What the exercise asks: All lines below must be repeated exactly, with the pictures omitted.

── Records for this task ──

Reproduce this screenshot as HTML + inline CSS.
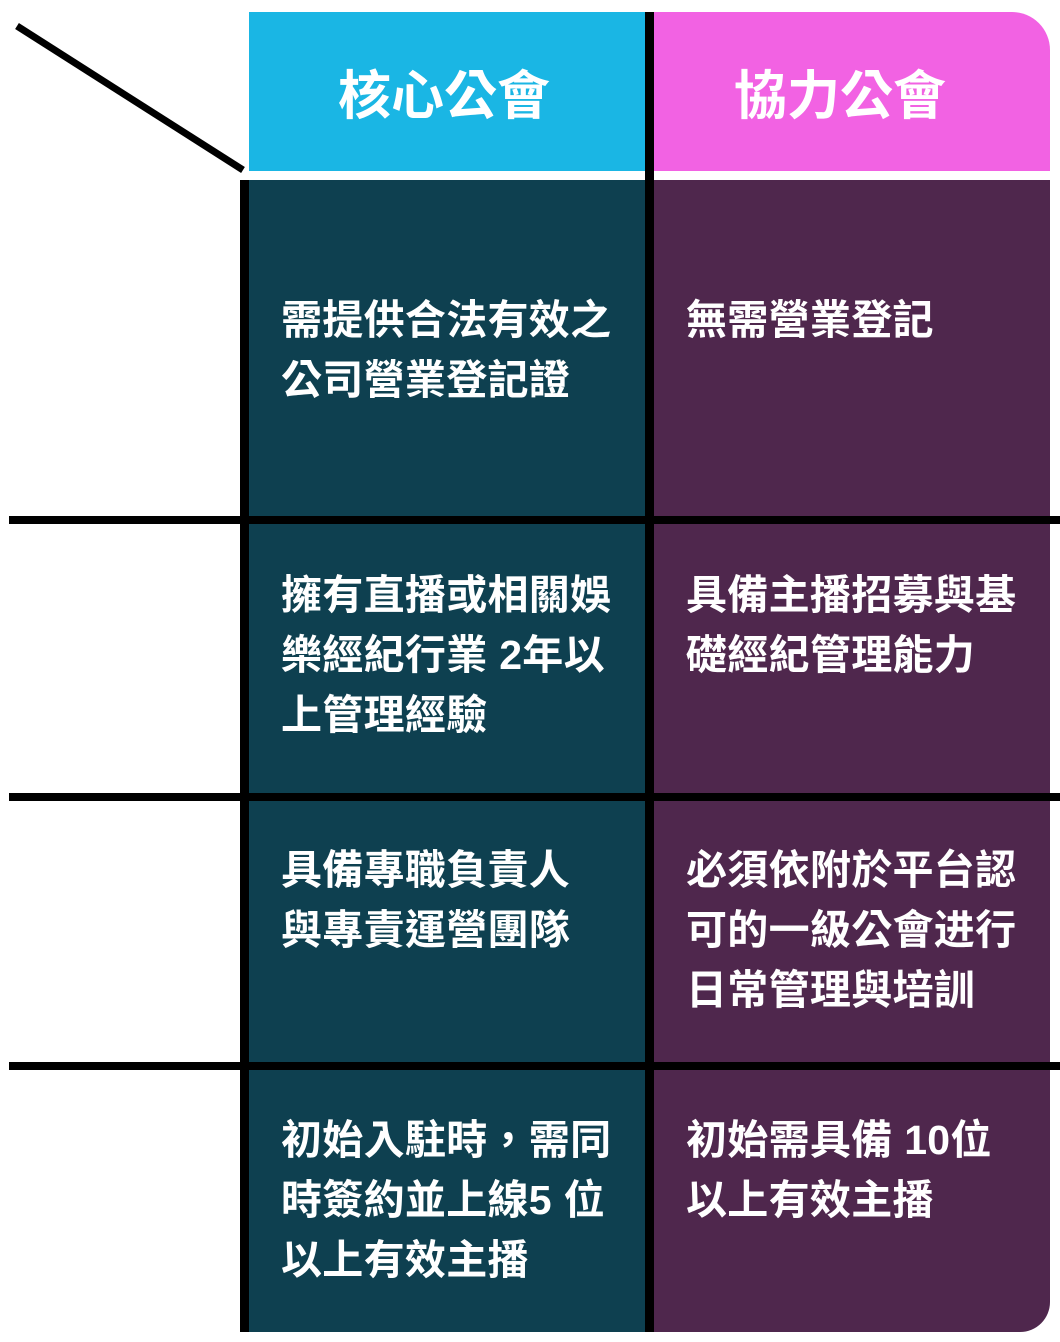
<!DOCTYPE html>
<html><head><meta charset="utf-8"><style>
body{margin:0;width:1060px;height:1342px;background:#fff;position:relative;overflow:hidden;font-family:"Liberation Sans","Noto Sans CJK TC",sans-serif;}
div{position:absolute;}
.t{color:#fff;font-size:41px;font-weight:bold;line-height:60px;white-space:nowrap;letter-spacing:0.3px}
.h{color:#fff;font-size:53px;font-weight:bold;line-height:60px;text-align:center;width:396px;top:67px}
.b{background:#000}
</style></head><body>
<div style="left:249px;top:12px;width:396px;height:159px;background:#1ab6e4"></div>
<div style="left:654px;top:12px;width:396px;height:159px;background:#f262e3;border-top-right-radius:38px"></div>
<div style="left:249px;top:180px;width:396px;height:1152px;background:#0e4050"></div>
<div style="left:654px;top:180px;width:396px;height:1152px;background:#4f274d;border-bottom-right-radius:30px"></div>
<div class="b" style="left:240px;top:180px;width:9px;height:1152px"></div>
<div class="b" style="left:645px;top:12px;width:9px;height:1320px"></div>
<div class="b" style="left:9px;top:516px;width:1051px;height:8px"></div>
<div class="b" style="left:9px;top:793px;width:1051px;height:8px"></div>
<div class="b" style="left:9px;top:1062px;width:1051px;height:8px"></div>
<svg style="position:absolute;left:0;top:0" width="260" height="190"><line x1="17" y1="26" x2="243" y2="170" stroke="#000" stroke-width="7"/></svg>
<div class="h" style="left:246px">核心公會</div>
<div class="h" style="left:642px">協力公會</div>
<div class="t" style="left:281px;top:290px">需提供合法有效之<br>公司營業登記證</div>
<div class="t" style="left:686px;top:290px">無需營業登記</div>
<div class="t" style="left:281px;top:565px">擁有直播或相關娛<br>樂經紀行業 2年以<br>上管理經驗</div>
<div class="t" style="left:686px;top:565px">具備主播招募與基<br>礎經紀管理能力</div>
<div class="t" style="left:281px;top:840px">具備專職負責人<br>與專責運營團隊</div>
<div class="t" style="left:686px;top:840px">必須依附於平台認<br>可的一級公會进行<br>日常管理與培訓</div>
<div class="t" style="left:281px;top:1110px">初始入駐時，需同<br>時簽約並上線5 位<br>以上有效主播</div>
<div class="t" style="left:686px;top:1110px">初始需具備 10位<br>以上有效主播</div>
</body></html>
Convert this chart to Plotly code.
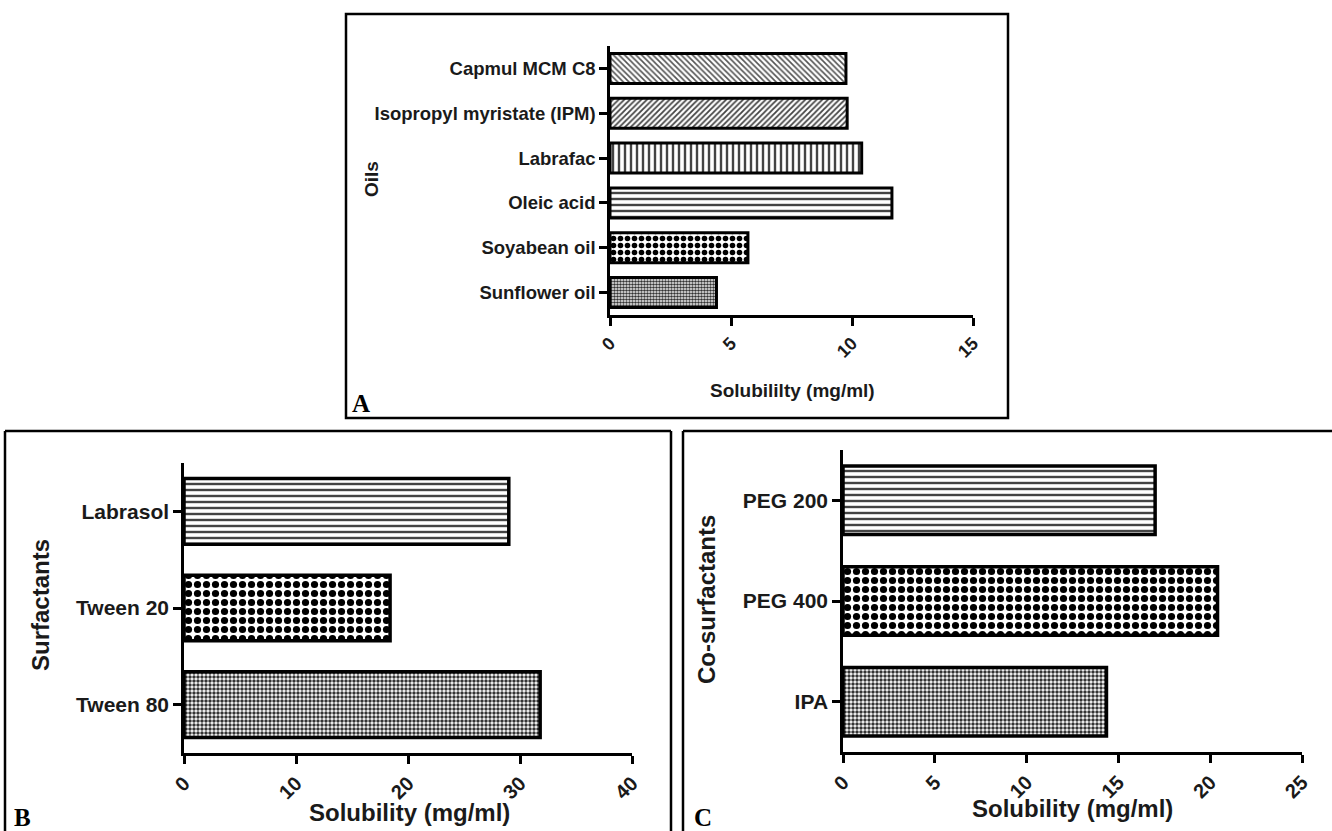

───

Exercise answer:
Reproduce this screenshot as HTML + inline CSS.
<!DOCTYPE html>
<html><head><meta charset="utf-8"><style>
body{margin:0;width:1060px;height:1342px;background:#fff;position:relative;overflow:hidden;font-family:"Liberation Sans","Noto Sans CJK TC",sans-serif;}
div{position:absolute;}
.t{color:#fff;font-size:41px;font-weight:bold;line-height:60px;white-space:nowrap;letter-spacing:0.3px}
.h{color:#fff;font-size:53px;font-weight:bold;line-height:60px;text-align:center;width:396px;top:67px}
.b{background:#000}
</style></head><body>
<div style="left:249px;top:12px;width:396px;height:159px;background:#1ab6e4"></div>
<div style="left:654px;top:12px;width:396px;height:159px;background:#f262e3;border-top-right-radius:38px"></div>
<div style="left:249px;top:180px;width:396px;height:1152px;background:#0e4050"></div>
<div style="left:654px;top:180px;width:396px;height:1152px;background:#4f274d;border-bottom-right-radius:30px"></div>
<div class="b" style="left:240px;top:180px;width:9px;height:1152px"></div>
<div class="b" style="left:645px;top:12px;width:9px;height:1320px"></div>
<div class="b" style="left:9px;top:516px;width:1051px;height:8px"></div>
<div class="b" style="left:9px;top:793px;width:1051px;height:8px"></div>
<div class="b" style="left:9px;top:1062px;width:1051px;height:8px"></div>
<svg style="position:absolute;left:0;top:0" width="260" height="190"><line x1="17" y1="26" x2="243" y2="170" stroke="#000" stroke-width="7"/></svg>
<div class="h" style="left:246px">核心公會</div>
<div class="h" style="left:642px">協力公會</div>
<div class="t" style="left:281px;top:290px">需提供合法有效之<br>公司營業登記證</div>
<div class="t" style="left:686px;top:290px">無需營業登記</div>
<div class="t" style="left:281px;top:565px">擁有直播或相關娛<br>樂經紀行業 2年以<br>上管理經驗</div>
<div class="t" style="left:686px;top:565px">具備主播招募與基<br>礎經紀管理能力</div>
<div class="t" style="left:281px;top:840px">具備專職負責人<br>與專責運營團隊</div>
<div class="t" style="left:686px;top:840px">必須依附於平台認<br>可的一級公會进行<br>日常管理與培訓</div>
<div class="t" style="left:281px;top:1110px">初始入駐時，需同<br>時簽約並上線5 位<br>以上有效主播</div>
<div class="t" style="left:686px;top:1110px">初始需具備 10位<br>以上有效主播</div>
</body></html>
Convert this chart to Plotly code.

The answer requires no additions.